If you want to create an auspicious plant for your home, wait until the young stems are at least 14” (35 cm) tall before braiding. Gently twist the stems around each other to create a French plait. Stop when you get to a few inches below the leafy part of the stems. Gently secure the braided stems with some string.

To give extra support to your ornamental braided tree, place stalks at either side and secure with string. After a few months, the braided trunk of the Pachira aquatica should be strong enough to stand on its own.

Where is the best place to place a money tree?

Money trees grow best in bright areas of your home where this is bright natural light and no direct sunlight. To care for your money tree, it is also important to keep the room temperature consistent and draft-free.
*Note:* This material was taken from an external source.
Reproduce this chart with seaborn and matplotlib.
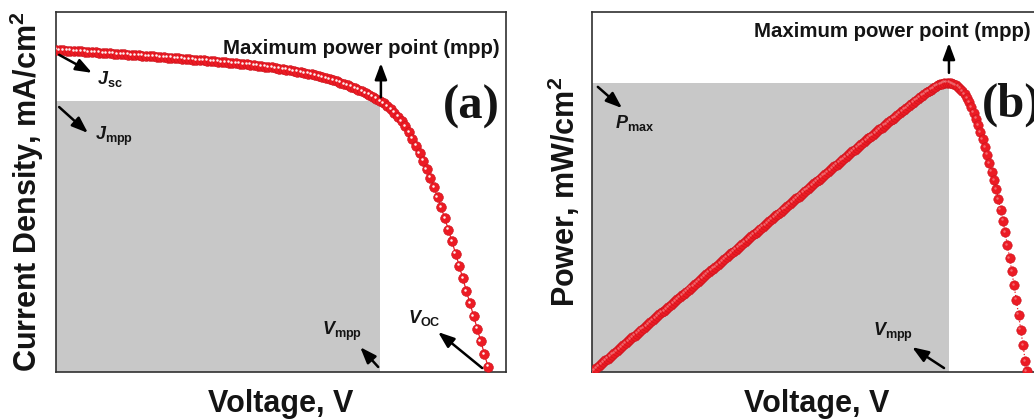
import matplotlib
matplotlib.use("Agg")
import matplotlib.pyplot as plt
import matplotlib.transforms as mtransforms
from matplotlib.patches import Rectangle
import seaborn as sns

# ---------------------------------------------------------------------------
# (a) J-V sweep of the cell: voltage (V) and current density (mA/cm^2)
# ---------------------------------------------------------------------------
voltage_a = [
    0.000, 0.008, 0.016, 0.024, 0.032, 0.040, 0.048, 0.056, 0.064, 0.072,
    0.080, 0.088, 0.096, 0.104, 0.112, 0.120, 0.128, 0.136, 0.144, 0.152,
    0.160, 0.168, 0.176, 0.184, 0.192, 0.200, 0.208, 0.216, 0.224, 0.232,
    0.240, 0.248, 0.256, 0.264, 0.272, 0.280, 0.288, 0.296, 0.304, 0.312,
    0.320, 0.328, 0.336, 0.344, 0.352, 0.360, 0.368, 0.376, 0.384, 0.392,
    0.400, 0.408, 0.416, 0.424, 0.432, 0.440, 0.448, 0.456, 0.464, 0.472,
    0.480, 0.488, 0.496, 0.504, 0.512, 0.520, 0.528, 0.536, 0.544, 0.552,
    0.560, 0.568, 0.576, 0.584, 0.592, 0.600, 0.608, 0.616, 0.624, 0.632,
    0.640, 0.648, 0.656, 0.664, 0.672, 0.680, 0.688, 0.696, 0.704, 0.712,
    0.720, 0.728, 0.736, 0.744, 0.752, 0.760, 0.768, 0.776, 0.784, 0.792,
    0.800, 0.808, 0.816, 0.824, 0.832, 0.840, 0.848, 0.856, 0.864, 0.872,
    0.880, 0.888, 0.896, 0.904, 0.912, 0.920, 0.928, 0.936, 0.944, 0.952,
    0.960,
]
current_a = [
    17.90, 17.89, 17.87, 17.86, 17.85, 17.84, 17.82, 17.81, 17.80, 17.78,
    17.77, 17.76, 17.74, 17.73, 17.71, 17.70, 17.69, 17.67, 17.66, 17.65,
    17.63, 17.62, 17.60, 17.59, 17.57, 17.56, 17.55, 17.53, 17.52, 17.50,
    17.49, 17.47, 17.46, 17.44, 17.42, 17.41, 17.39, 17.38, 17.36, 17.34,
    17.33, 17.31, 17.29, 17.27, 17.26, 17.24, 17.22, 17.20, 17.19, 17.17,
    17.15, 17.13, 17.11, 17.09, 17.07, 17.05, 17.02, 17.00, 16.97, 16.95,
    16.92, 16.89, 16.86, 16.83, 16.80, 16.76, 16.73, 16.69, 16.65, 16.61,
    16.57, 16.53, 16.48, 16.43, 16.38, 16.33, 16.27, 16.21, 16.14, 16.08,
    16.01, 15.93, 15.85, 15.77, 15.69, 15.60, 15.50, 15.40, 15.30, 15.18,
    15.06, 14.92, 14.77, 14.60, 14.41, 14.18, 13.92, 13.64, 13.32, 12.96,
    12.58, 12.17, 11.74, 11.28, 10.79, 10.27, 9.72, 9.14, 8.53, 7.90,
    7.25, 6.58, 5.90, 5.20, 4.50, 3.81, 3.11, 2.41, 1.71, 1.00,
    0.30,
]
v_mpp_a = 0.720
j_mpp_a = 15.06

# ---------------------------------------------------------------------------
# (b) P-V curve: voltage (V) and output power density (mW/cm^2)
# ---------------------------------------------------------------------------
voltage_b = [
    0.000, 0.005, 0.010, 0.015, 0.020, 0.025, 0.030, 0.035, 0.040, 0.045,
    0.050, 0.055, 0.060, 0.065, 0.070, 0.075, 0.080, 0.085, 0.090, 0.095,
    0.100, 0.105, 0.110, 0.115, 0.120, 0.125, 0.130, 0.135, 0.140, 0.145,
    0.150, 0.155, 0.160, 0.165, 0.170, 0.175, 0.180, 0.185, 0.190, 0.195,
    0.200, 0.205, 0.210, 0.215, 0.220, 0.225, 0.230, 0.235, 0.240, 0.245,
    0.250, 0.255, 0.260, 0.265, 0.270, 0.275, 0.280, 0.285, 0.290, 0.295,
    0.300, 0.305, 0.310, 0.315, 0.320, 0.325, 0.330, 0.335, 0.340, 0.345,
    0.350, 0.355, 0.360, 0.365, 0.370, 0.375, 0.380, 0.385, 0.390, 0.395,
    0.400, 0.405, 0.410, 0.415, 0.420, 0.425, 0.430, 0.435, 0.440, 0.445,
    0.450, 0.455, 0.460, 0.465, 0.470, 0.475, 0.480, 0.485, 0.490, 0.495,
    0.500, 0.505, 0.510, 0.515, 0.520, 0.525, 0.530, 0.535, 0.540, 0.545,
    0.550, 0.555, 0.560, 0.565, 0.570, 0.575, 0.580, 0.585, 0.590, 0.595,
    0.600, 0.605, 0.610, 0.615, 0.620, 0.625, 0.630, 0.635, 0.640, 0.645,
    0.650, 0.655, 0.660, 0.665, 0.670, 0.675, 0.680, 0.685, 0.690, 0.695,
    0.700, 0.705, 0.710, 0.715, 0.720, 0.725, 0.730, 0.735, 0.740, 0.745,
    0.750, 0.755, 0.760, 0.765, 0.770, 0.775, 0.780, 0.785, 0.790, 0.795,
    0.800, 0.805, 0.810, 0.815, 0.820, 0.825, 0.830, 0.835, 0.840, 0.845,
    0.850, 0.855, 0.860, 0.865, 0.870, 0.875, 0.880, 0.885, 0.890, 0.895,
    0.900, 0.905, 0.910, 0.915, 0.920, 0.925, 0.930, 0.935, 0.940, 0.945,
    0.950, 0.955, 0.960, 0.965, 0.968,
]
power_b = [
    0.00, 0.08, 0.16, 0.24, 0.32, 0.40, 0.48, 0.56, 0.64, 0.72,
    0.80, 0.88, 0.96, 1.04, 1.12, 1.20, 1.28, 1.36, 1.44, 1.52,
    1.60, 1.68, 1.76, 1.84, 1.92, 2.00, 2.08, 2.16, 2.24, 2.32,
    2.40, 2.48, 2.55, 2.63, 2.71, 2.79, 2.87, 2.95, 3.03, 3.11,
    3.19, 3.27, 3.35, 3.43, 3.51, 3.59, 3.67, 3.75, 3.83, 3.91,
    3.99, 4.07, 4.15, 4.23, 4.31, 4.38, 4.46, 4.54, 4.62, 4.70,
    4.78, 4.86, 4.94, 5.02, 5.10, 5.18, 5.26, 5.34, 5.42, 5.50,
    5.58, 5.65, 5.73, 5.81, 5.89, 5.97, 6.05, 6.13, 6.21, 6.29,
    6.37, 6.45, 6.53, 6.60, 6.68, 6.76, 6.84, 6.92, 7.00, 7.08,
    7.16, 7.23, 7.31, 7.39, 7.47, 7.55, 7.63, 7.70, 7.78, 7.86,
    7.94, 8.02, 8.10, 8.18, 8.25, 8.33, 8.41, 8.49, 8.57, 8.64,
    8.72, 8.80, 8.88, 8.96, 9.04, 9.11, 9.19, 9.27, 9.35, 9.43,
    9.50, 9.58, 9.66, 9.73, 9.81, 9.88, 9.96, 10.03, 10.11, 10.18,
    10.26, 10.33, 10.41, 10.48, 10.56, 10.63, 10.71, 10.78, 10.86, 10.93,
    11.00, 11.08, 11.15, 11.22, 11.30, 11.37, 11.44, 11.51, 11.58, 11.65,
    11.71, 11.77, 11.83, 11.89, 11.94, 11.98, 12.02, 12.05, 12.05, 12.05,
    12.03, 12.00, 11.96, 11.89, 11.81, 11.70, 11.58, 11.42, 11.24, 11.04,
    10.81, 10.56, 10.29, 10.00, 9.69, 9.38, 9.05, 8.71, 8.35, 7.98,
    7.61, 7.21, 6.77, 6.31, 5.82, 5.29, 4.75, 4.19, 3.61, 3.01,
    2.39, 1.76, 1.11, 0.45, 0.04,
]
v_mpp_b = 0.795
p_max_b = 12.05

# ---------------------------------------------------------------------------
# Styling
# ---------------------------------------------------------------------------
sns.set_theme(style="white")
plt.rcParams.update({
    "font.family": ["Liberation Sans", "DejaVu Sans"],
    "font.weight": "bold",
    "mathtext.fontset": "custom",
    "mathtext.rm": "Liberation Sans:bold",
    "mathtext.bf": "Liberation Sans:bold",
    "mathtext.it": "Liberation Sans:bold:italic",
    "axes.linewidth": 1.2,
    "axes.edgecolor": "#303030",
})

BALL = "#ec1b24"
BALL_EDGE = "#c8111b"
SHADE = "#c8c8c8"
INK = "#141414"
LABEL_SIZE = 22
NOTE_SIZE = 13

fig = plt.figure(figsize=(10.34, 4.19), dpi=100)
ax_a = fig.add_axes([56 / 1034, 47 / 419, 450 / 1034, 360 / 419])
ax_b = fig.add_axes([592 / 1034, 47 / 419, 449 / 1034, 360 / 419])


def draw_balls(ax, x, y, size, line_style, line_width, shine_alpha):
    """Red glossy beads joined by a thin line."""
    sns.lineplot(x=x, y=y, ax=ax, sort=False, estimator=None, color=BALL,
                 linewidth=line_width, linestyle=line_style, marker="o",
                 markersize=size, markerfacecolor=BALL,
                 markeredgecolor=BALL_EDGE, markeredgewidth=0.4, zorder=3)
    shine = ax.transData + mtransforms.ScaledTranslation(
        -0.013, 0.013, fig.dpi_scale_trans)
    ax.plot(x, y, ls="none", marker="o", markersize=size * 0.26,
            markeredgewidth=0, color="white", alpha=shine_alpha,
            transform=shine, zorder=4)


def arrow(ax, tail, head):
    ax.annotate("", xy=head, xytext=tail, xycoords="axes fraction",
                textcoords="axes fraction",
                arrowprops=dict(arrowstyle="-|>,head_length=0.75,head_width=0.28",
                                color="black", lw=1.8, shrinkA=0, shrinkB=0,
                                mutation_scale=13))


def note(ax, x, y, s, size=NOTE_SIZE, ha="left", va="baseline", **kw):
    ax.text(x, y, s, transform=ax.transAxes, fontsize=size, ha=ha, va=va,
            color=INK, fontweight="bold", **kw)


# ---------------------------------------------------------------------------
# (a) J-V
# ---------------------------------------------------------------------------
ax_a.add_patch(Rectangle((0, 0), v_mpp_a, j_mpp_a, facecolor=SHADE,
                         edgecolor="none", zorder=1))
draw_balls(ax_a, voltage_a, current_a, 7.0, "-", 0.9, 0.95)
ax_a.set_xlim(0, 1)
ax_a.set_ylim(0, 20)

note(ax_a, 0.679, 0.883, "Maximum power point (mpp)", size=14.7, ha="center")
arrow(ax_a, (0.722, 0.763), (0.722, 0.858))
arrow(ax_a, (0.007, 0.881), (0.080, 0.831))
note(ax_a, 0.091, 0.800, r"$\mathit{J}_{\mathbf{sc}}$")
arrow(ax_a, (0.007, 0.736), (0.071, 0.664))
note(ax_a, 0.087, 0.644, r"$\mathit{J}_{\mathbf{mpp}}$")
note(ax_a, 0.591, 0.103, r"$\mathit{V}_{\mathbf{mpp}}$")
arrow(ax_a, (0.716, 0.014), (0.676, 0.069))
note(ax_a, 0.782, 0.136, r"$\mathit{V}_{\mathbf{OC}}$")
arrow(ax_a, (0.947, 0.011), (0.849, 0.111))
note(ax_a, 0.923, 0.736, "(a)", size=35, ha="center", va="center",
     family="Liberation Serif")

ax_a.set_xlabel("Voltage, V", fontsize=LABEL_SIZE, fontweight="bold", color=INK)
ax_a.xaxis.set_label_coords(0.5, -0.111)
ax_a.xaxis.label.set_verticalalignment("baseline")
ax_a.set_ylabel(r"Current Density, mA/cm$^\mathbf{2}$", fontsize=LABEL_SIZE,
                fontweight="bold", color=INK)
ax_a.yaxis.set_label_coords(-0.042, 0.5)
ax_a.yaxis.label.set_verticalalignment("baseline")

# ---------------------------------------------------------------------------
# (b) P-V
# ---------------------------------------------------------------------------
ax_b.add_patch(Rectangle((0, 0), v_mpp_b, p_max_b, facecolor=SHADE,
                         edgecolor="none", zorder=1))
draw_balls(ax_b, voltage_b, power_b, 6.8, ":", 0.9, 0.35)
ax_b.set_xlim(0, 1)
ax_b.set_ylim(0, 15)

note(ax_b, 0.668, 0.931, "Maximum power point (mpp)", size=14.7, ha="center")
arrow(ax_b, (0.795, 0.831), (0.795, 0.914))
arrow(ax_b, (0.013, 0.792), (0.067, 0.733))
note(ax_b, 0.051, 0.678, r"$\mathit{P}_{\mathbf{max}}$")
note(ax_b, 0.626, 0.100, r"$\mathit{V}_{\mathbf{mpp}}$")
arrow(ax_b, (0.784, 0.011), (0.713, 0.069))
note(ax_b, 0.869, 0.742, "(b)", size=35, ha="left", va="center",
     family="Liberation Serif")

ax_b.set_xlabel("Voltage, V", fontsize=LABEL_SIZE, fontweight="bold", color=INK)
ax_b.xaxis.set_label_coords(0.5, -0.111)
ax_b.xaxis.label.set_verticalalignment("baseline")
ax_b.set_ylabel(r"Power, mW/cm$^\mathbf{2}$", fontsize=LABEL_SIZE,
                fontweight="bold", color=INK)
ax_b.yaxis.set_label_coords(-0.038, 0.5)
ax_b.yaxis.label.set_verticalalignment("baseline")

for ax in (ax_a, ax_b):
    ax.set_xticks([])
    ax.set_yticks([])
    for spine in ax.spines.values():
        spine.set_visible(True)
        spine.set_color("#303030")
        spine.set_linewidth(1.2)

fig.savefig("out.png", dpi=100)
Feng Shui principles dictate that money trees be placed in “money areas” of the home or office. This should be in the southeast area to help encourage the most prosperity. Some followers of Feng Shui place money trees in the east part of their home to invite good health.

Are money trees poisonous?

Money trees are kept indoors to bring good luck to homes. Fortunately, money trees aren’t poisonous for humans. In fact, in tropical countries where Pachira aquatica trees grow outdoors, the nuts are roasted and have a flavor similar to chestnuts.

Unlike other money plants that are types of jade plants, the money tree (Pachira aquatica) isn’t toxic to pets. But according to some sources, cats may suffer some stomach upset if they consume the green leaves.

Can I grow my money tree outside?

Yes, you can. If you live in USDA zones 9b to 11, money trees can grow in pots beside your door entrance or on patios. Or, you can plant one in your garden where it gets partial shade and in a location that drains well.

Why is my money tree-top heavy?

This usually happens if there is too much leafy foliage on top of long stems. Try pruning back your money tree to make it more stable.